Então, ela viu duas mulheres: onde estará minha casa, perguntaram. E as duas eram dez, um grupo de vinte, cem, mulheres/ cacarejantes/ gritando-rindo-assustadas-ex ci: bzzzzzzzzzzz: murmuravam: e a minha casinha? e quanto põe de manteiga? e a minha rua? e gelatina, vai muito? onde anda a minha rua? e os meus vasos? vai leite condensado? Andavam, depois corriam, subiam, desciam, bata bem no liquidificador, dois ovos inteiros, duas gemas, giravam, se encontravam, indagavam, gritavam, 1 colher de sopa de conhaque, 1 xícara de farinha de trigo peneirada, coloque no copo do liquidificador todos os ingredientes para a massa, coloquei um capacho na porta de casa, todo verde, combinando com o azul e agora onde está? a minha casinha? Cebola descascada, pimentão verde, 1 pepino cortado, as que ficam nas portas e janelas não querem sair, elas correm, sobem nos telhados, enxergam um deserto de telhados, telhados vermelhos—o vermelho peneirando ao sol, los, slo, MODOS DE FAZER corte as folhas de gelatina, e as mulheres que estavam nas janelas entravam correndo com medo de serem levadas pela multidão-dédalo-labirinto-sem-fim, e as mulheres cacarejantes-rindo-gritando-ando-excitadas-assus, e coloque a massa na água fria casas brancas ao sol, ruas, cruzando-uma, casa-mil, casas-iguais-um fio de linha para Dédalo-tontas-tontas: as mulheres, formigas doidas em dia de saída de içás-cegas, na tarde em busca de suas casas-lares-doces lares. Dá seis porções.”

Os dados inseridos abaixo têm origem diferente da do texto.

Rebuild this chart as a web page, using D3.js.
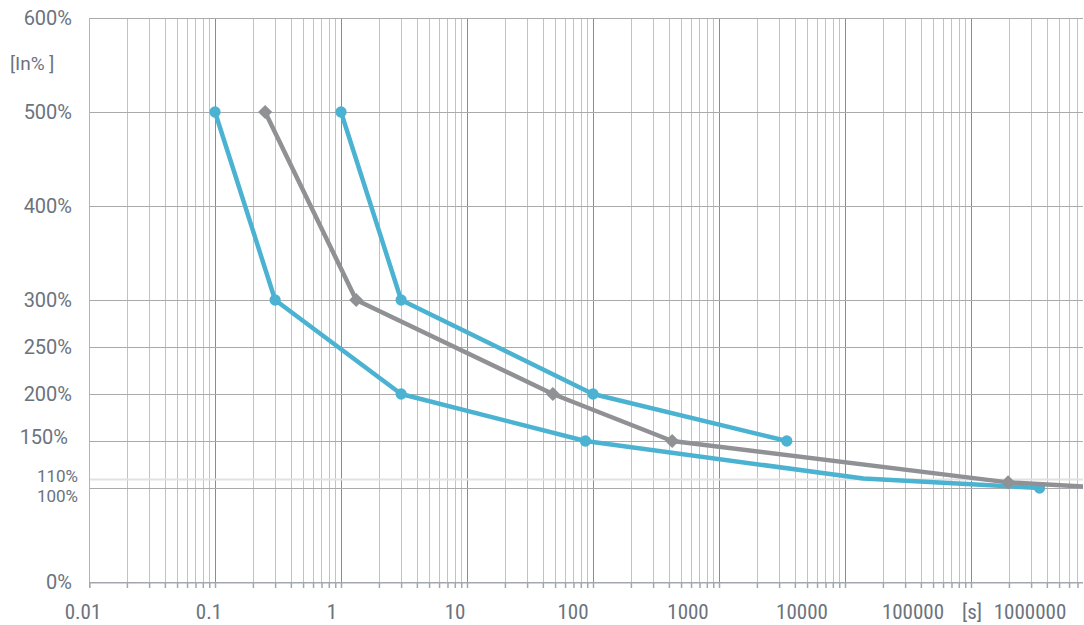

[1] É interessante notar que outros empreendimentos “agônicos” eram levados a cabo na mesma época: com experiências gráficas no Libro de Manuel (1973), de Cortázar, e na mistura de registros (ora realista, ora alucinatório, quase apocalíptico) em Abaddón, el exterminador (1974), de Sabato.
[2] É o que acontece, a certa altura, num ritual, com Rosa, mas há despedaçamentos velados ou simbólicos ao longo de todo o romance, configurando o sparagmós, no sentido a ele atribuído por Northrop Frye, em Anatomia da Crítica, quando nos diz que a “procura” é o fio da forma romanesca, e que ironia e na sátira, constata-se a falta de eficácia do heroísmo e do sentido do mundo: “ O sparagmós, ou senso de que o heroísmo e a ação eficaz estão ausentes, desorganizados ou predestinados à derrota, e de que a confusão e a anarquia reinam sobre o mundo, é o tema arquetípico da ironia e da sátira”. (utilizo aqui a tradução de Péricles Eugênio da Silva Ramos, ed. Cultrix).
[3] Na edição constam diversas capas do livro, incluindo a italiana de 1974 (ed. Feltrinelli), a primeira brasileira (pela ed. Brasília) e a clássica de 1979 (ed. Codecri). Há um prefácio de Walnice Nogueira Galvão, um depoimento sobre a concepção e concretização do livro (além das suas agruras de publicação) do próprio Brandão, partes cortadas do livro, um dicionário para orientar tradutores, a história do Manifesto de artistas e intelectuais contra a censura, enfim, um farto material de apoio.
[4] Tive de consultar diversas vezes a edição da Codecri.
[5] O meu leitor habitual sabe como implico com firulas tipográficas. No caso de ZERO elas não são firulas e fazem todo o sentido do mundo.
[6] É por isso que a viagem de José à cidade natal de Rosa é um dos pontos altos do livro: ali, ele recebe uma série de telefonemas anônimos sobre o duvidoso passado sexual da noiva, e é escorraçado e espancado pela “bela” juventude local, todas de “famílias de bem” (há até um momento em que esses truculentos boçais: “Turma, ele não acreditou em nós. Eu, o filho do juiz, aquele ali, o sobrinho do prefeito. E o outro, o filho do promotor. O baixinho ali, o pai dele é delegado. O primo do calça Lee é o padre. A mãe daquele lá, é a presidente das Domadoras. E esse aí, o tortinho, é não si o que do fundador desta bosta inteira. Turma, ele não sabe que a gente manda aqui (Porra, ainda tem disso. Parece filme americano, romance).” 35 anos depois, relembram com nostalgia o episódio).
[7] Há um momento delicioso em que se reclama da “carestia do ebó”.
[8] Mal tinha acabado essa leitura de ZERO e fiquei sabendo de uma Marcha pela família a acontecer nos próximos dias, para comemorar aquela de infausta memória, de 1964, que foi um dos prelúdios do golpe militar.
[9] E esse ponto é importante: não se trata tão-somente de um registro político, e sim também profundamente existencial: “minha vida com ela não foi céu, nem inferno, minha vida com ela não foi, por que as pessoas se encontram, se juntam, não tem sentido”, pensa José.